(Updates with new quotes, news conference)By Janet McEvoy
BRUSSELS, Nov 7 (Reuter) - European Union aid ministers, stung by French criticism of "spineless inaction" in the plight of 1.2 million refugees stranded in eastern Zaire, struggled on Thursday to find a joint response to the deepening human crisis. While aid agencies like the U.N. High Commissioner for Refugees who have seen the deteriorating situation in Africa's Great Lakes region on the ground left the 15 ministers in little doubt as to the need to act, the question was how? "The question is there, what's wanted is the answer. We are talking about one million refugees who need assistance," said the European Union's Humanitarian Aid Commissioner Emma Bonino. She is pushing at the meeting for safe corridors into the region to facilitate food deliveries and the return of refugees caught by the fighting between Tutsi rebels and the Zairean army in the region. The EU's special envoy to the Great Lakes region Aldo Ajello said conditions were right for at least 900,000 Rwandan refugees to return to their count
ry, although some might not choose to return and could not be forced to. "At least 900,000 could go back without any problems and the rest we will see," he told a news conference. But diplomats said France remained alone with Spain in having offered troops to take part in a neutral force to come to the refugees aid. The 15-nation EU has offered to help create and finance an African force, but seven regional leaders meeting in Nairobi on Tuesday said they wanted the United Nations to create a "neutral force" to come to the rescue of the refugees.
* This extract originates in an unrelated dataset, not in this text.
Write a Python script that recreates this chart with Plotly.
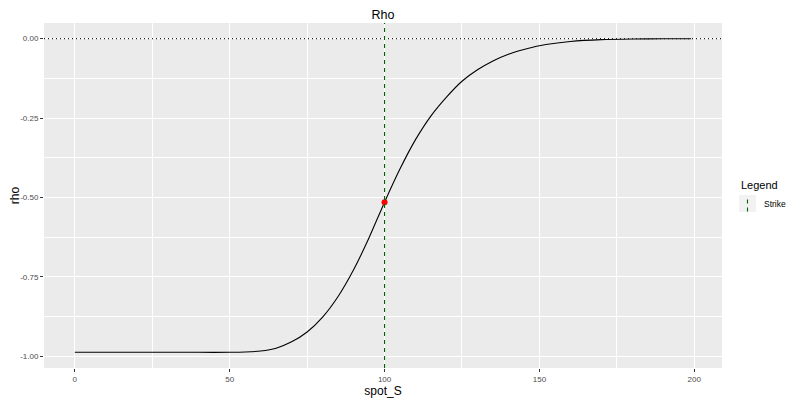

Shortly before the Brussels meeting started, France accused the international community of being spineless on Wednesday as it vented its frustration at the poor response to a proposed multinational force to help avert a refugee disaster in Zaire. "I'm knocking on doors, asking if anyone is prepared to assume his responsibilities. The answer is 'Could you come back tomorrow', or 'We might lend an aircraft'," Foreign Minister Herve de Charette told LCI television. But
British Overseas Development Minister Lynda Chalker said the reproach was "daft", "He ought to find out what the facts are before he accuses people of things," she told reporters on arriving. The United Nations Refugee chief said that such a "neutral force" sent by the international community should be empowered to arrest and disarm militias and other groups operating in lawless eastern Zaire. "I would like to see them empowered to do that," Sadaka Ogata told Reuters. The UNHCR has been widely criticised for feeding and sheltering the leaders of the Hutu-inspired genocide of up to one million Tutsis in Rwanda in 1994. Several of them fled, along with hundreds of thousands of Hutu refugees into eastern Zaire after the defeat of their government. Ogata said it had not been possible to arrest and detain many of the known perpetrators in the camps without causing massive unrest that weak local authorities were unable to deal with. Irish Development Aid Minister Joan Burton, who presided the meeting, said the key
aim was to avoid repeating mistakes of the past and creating "an unsustainable camp situation" which would destabilise the region.